→ **Task brief**:
Repeat everything from the first line of the listing below through the line that contains "-3e-6, 7.9e-5, 7e-6];", exactly. Leave out pictures.

→ **Raw data**:

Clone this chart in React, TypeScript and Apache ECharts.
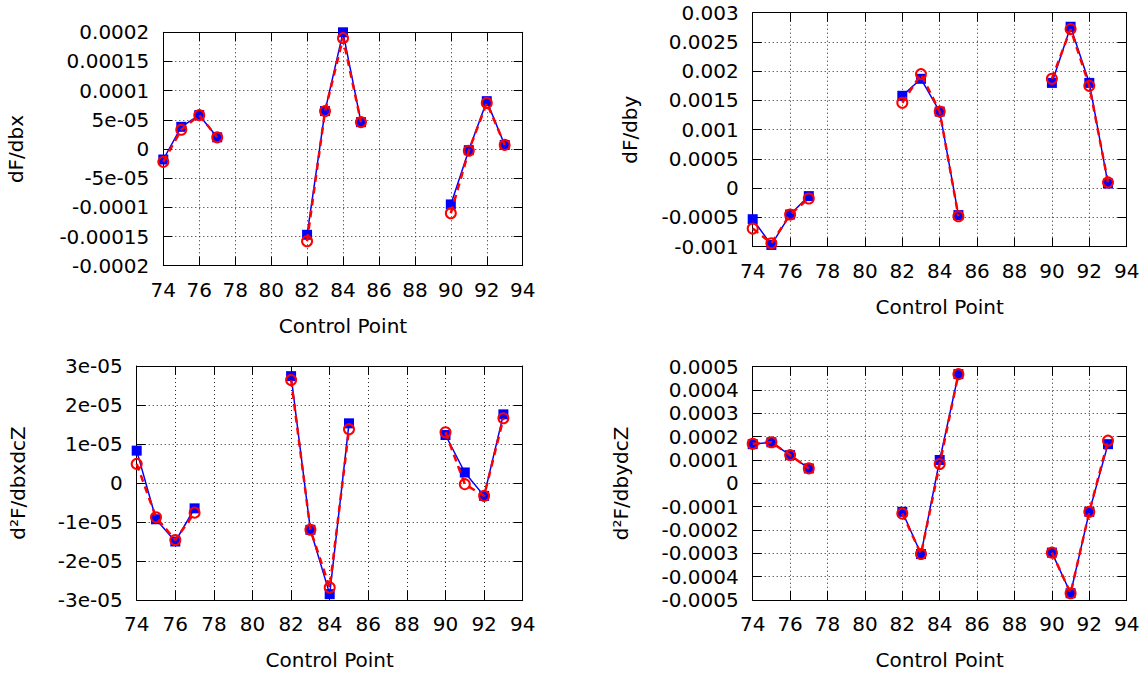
import React, { useEffect, useRef } from "react";
import * as echarts from "echarts";

const controlPoints = [74, 75, 76, 77, 82, 83, 84, 85, 90, 91, 92, 93];
const groups = [[0, 4], [4, 8], [8, 12]];

const dFdbxBlue = [-1.8e-5, 3.8e-5, 5.8e-5, 2.0e-5, -1.47e-4, 6.5e-5, 2.0e-4, 4.6e-5, -9.5e-5, -2e-6, 8.2e-5, 7e-6];
const dFdbxRed = [-2.2e-5, 3.3e-5, 5.8e-5, 2.0e-5, -1.58e-4, 6.5e-5, 1.9e-4, 4.6e-5, -1.1e-4, -3e-6, 7.9e-5, 7e-6];

const dFdbyBlue = [-5.3e-4, -9.7e-4, -4.5e-4, -1.35e-4, 1.58e-3, 1.87e-3, 1.31e-3, -4.6e-4, 1.8e-3, 2.76e-3, 1.8e-3, 8e-5];
const dFdbyRed = [-6.9e-4, -9.4e-4, -4.5e-4, -1.75e-4, 1.46e-3, 1.95e-3, 1.31e-3, -4.8e-4, 1.87e-3, 2.72e-3, 1.75e-3, 1.0e-4];

const d2FdbxdcZBlue = [8.3e-6, -9.3e-6, -1.5e-5, -6.5e-6, 2.74e-5, -1.2e-5, -2.85e-5, 1.53e-5, 1.23e-5, 2.7e-6, -3.3e-6, 1.76e-5];
const d2FdbxdcZRed = [4.9e-6, -8.8e-6, -1.46e-5, -7.6e-6, 2.64e-5, -1.2e-5, -2.68e-5, 1.38e-5, 1.3e-5, -0.3e-6, -3.3e-6, 1.66e-5];

const d2FdbydcZBlue = [1.68e-4, 1.76e-4, 1.21e-4, 6.4e-5, -1.22e-4, -3.03e-4, 1.0e-4, 4.68e-4, -2.97e-4, -4.71e-4, -1.22e-4, 1.68e-4];
const d2FdbydcZRed = [1.7e-4, 1.76e-4, 1.21e-4, 6.4e-5, -1.29e-4, -3.03e-4, 8.3e-5, 4.68e-4, -2.97e-4, -4.71e-4, -1.22e-4, 1.83e-4];

const xTickLabels = ["74", "76", "78", "80", "82", "84", "86", "88", "90", "92", "94"];
const yTicksDbx = ["-0.0002", "-0.00015", "-0.0001", "-5e-05", "0", "5e-05", "0.0001", "0.00015", "0.0002"];
const yTicksDby = ["-0.001", "-0.0005", "0", "0.0005", "0.001", "0.0015", "0.002", "0.0025", "0.003"];
const yTicksDbxdcZ = ["-3e-05", "-2e-05", "-1e-05", "0", "1e-05", "2e-05", "3e-05"];
const yTicksDbydcZ = ["-0.0005", "-0.0004", "-0.0003", "-0.0002", "-0.0001", "0", "0.0001", "0.0002", "0.0003", "0.0004", "0.0005"];

const xAxisTitle = "Control Point";

const FONT = "DejaVu Sans";
const FS = 20;

const panels = [
  {
    name: "dF/dbx", blue: dFdbxBlue, red: dFdbxRed, ticks: yTicksDbx,
    min: -0.0002, max: 0.0002, interval: 0.00005,
    grid: { left: 163.3, top: 32.3, width: 359.4, height: 233.4 },
    nameGap: 137,
  },
  {
    name: "dF/dby", blue: dFdbyBlue, red: dFdbyRed, ticks: yTicksDby,
    min: -0.001, max: 0.003, interval: 0.0005,
    grid: { left: 752.7, top: 12.7, width: 374, height: 234 },
    nameGap: 113,
  },
  {
    name: "d²F/dbxdcZ", blue: d2FdbxdcZBlue, red: d2FdbxdcZRed, ticks: yTicksDbxdcZ,
    min: -0.00003, max: 0.00003, interval: 0.00001,
    grid: { left: 136.7, top: 366, width: 386, height: 234 },
    nameGap: 109,
  },
  {
    name: "d²F/dbydcZ", blue: d2FdbydcZBlue, red: d2FdbydcZRed, ticks: yTicksDbydcZ,
    min: -0.0005, max: 0.0005, interval: 0.0001,
    grid: { left: 752.7, top: 366.7, width: 374, height: 233.3 },
    nameGap: 122,
  },
];

export default function App() {
  const ref = useRef<HTMLDivElement>(null);
  useEffect(() => {
    if (!ref.current) return;
    const chart = echarts.init(ref.current, undefined, { renderer: "svg" });
    const grids: any[] = [];
    const xAxes: any[] = [];
    const yAxes: any[] = [];
    const series: any[] = [];
    const axisLine = { show: true, onZero: false, lineStyle: { color: "#000", width: 1 } };
    const tick = { show: true, inside: true, length: 9, lineStyle: { color: "#000", width: 1 } };
    const splitLine = { show: true, lineStyle: { color: "#222", width: 1, type: [1, 3] } };
    panels.forEach((p, i) => {
      grids.push({ ...p.grid, containLabel: false, outerBoundsMode: "none" });
      const xBase = {
        type: "value", gridIndex: i, min: 74, max: 94, interval: 2,
        axisLine, axisTick: tick,
      };
      xAxes.push({
        ...xBase, position: "bottom",
        splitLine,
        axisLabel: {
          show: true, color: "#000", fontFamily: FONT, fontSize: FS, margin: 14,
          formatter: (v: number) => xTickLabels[Math.round((v - 74) / 2)] ?? "",
        },
        name: xAxisTitle, nameLocation: "middle", nameGap: 50,
        nameTextStyle: { color: "#000", fontFamily: FONT, fontSize: FS },
      });
      xAxes.push({ ...xBase, position: "top", splitLine: { show: false }, axisLabel: { show: false } });
      const yBase = {
        type: "value", gridIndex: i, min: p.min, max: p.max, interval: p.interval,
        axisLine, axisTick: tick,
      };
      yAxes.push({
        ...yBase, position: "left",
        splitLine,
        axisLabel: {
          show: true, color: "#000", fontFamily: FONT, fontSize: FS, margin: 14,
          showMinLabel: true, showMaxLabel: true,
          formatter: (v: number) => p.ticks[Math.round((v - p.min) / p.interval)] ?? "",
        },
        name: p.name, nameLocation: "middle", nameGap: p.nameGap, nameRotate: 90,
        nameTextStyle: { color: "#000", fontFamily: FONT, fontSize: FS },
      });
      yAxes.push({ ...yBase, position: "right", splitLine: { show: false }, axisLabel: { show: false } });
      groups.forEach(([a, b]) => {
        const xs = controlPoints.slice(a, b);
        series.push({
          type: "line", xAxisIndex: 2 * i, yAxisIndex: 2 * i,
          data: xs.map((x, k) => [x, p.blue[a + k]]),
          symbol: "rect", symbolSize: 10,
          itemStyle: { color: "#0000ff" },
          lineStyle: { color: "#0000ff", width: 1.5 },
          z: 2,
        });
      });
      groups.forEach(([a, b]) => {
        const xs = controlPoints.slice(a, b);
        series.push({
          type: "line", xAxisIndex: 2 * i, yAxisIndex: 2 * i,
          data: xs.map((x, k) => [x, p.red[a + k]]),
          symbol: "circle", symbolSize: 10,
          itemStyle: { color: "transparent", borderColor: "#ff0000", borderWidth: 2 },
          lineStyle: { color: "#ff0000", width: 2.5, type: [7, 5] },
          z: 3,
        });
      });
    });
    chart.setOption({
      animation: false,
      backgroundColor: "#fff",
      grid: grids,
      xAxis: xAxes,
      yAxis: yAxes,
      series,
    });
    return () => chart.dispose();
  }, []);
  return (
    <div
      ref={ref}
      style={{ position: "fixed", left: 0, top: 0, width: 1145, height: 677, background: "#fff" }}
    />
  );
}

→ **Correct output**:
Clone this chart in React, TypeScript and Apache ECharts.
import React, { useEffect, useRef } from "react";
import * as echarts from "echarts";

const controlPoints = [74, 75, 76, 77, 82, 83, 84, 85, 90, 91, 92, 93];
const groups = [[0, 4], [4, 8], [8, 12]];

const dFdbxBlue = [-1.8e-5, 3.8e-5, 5.8e-5, 2.0e-5, -1.47e-4, 6.5e-5, 2.0e-4, 4.6e-5, -9.5e-5, -2e-6, 8.2e-5, 7e-6];
const dFdbxRed = [-2.2e-5, 3.3e-5, 5.8e-5, 2.0e-5, -1.58e-4, 6.5e-5, 1.9e-4, 4.6e-5, -1.1e-4, -3e-6, 7.9e-5, 7e-6];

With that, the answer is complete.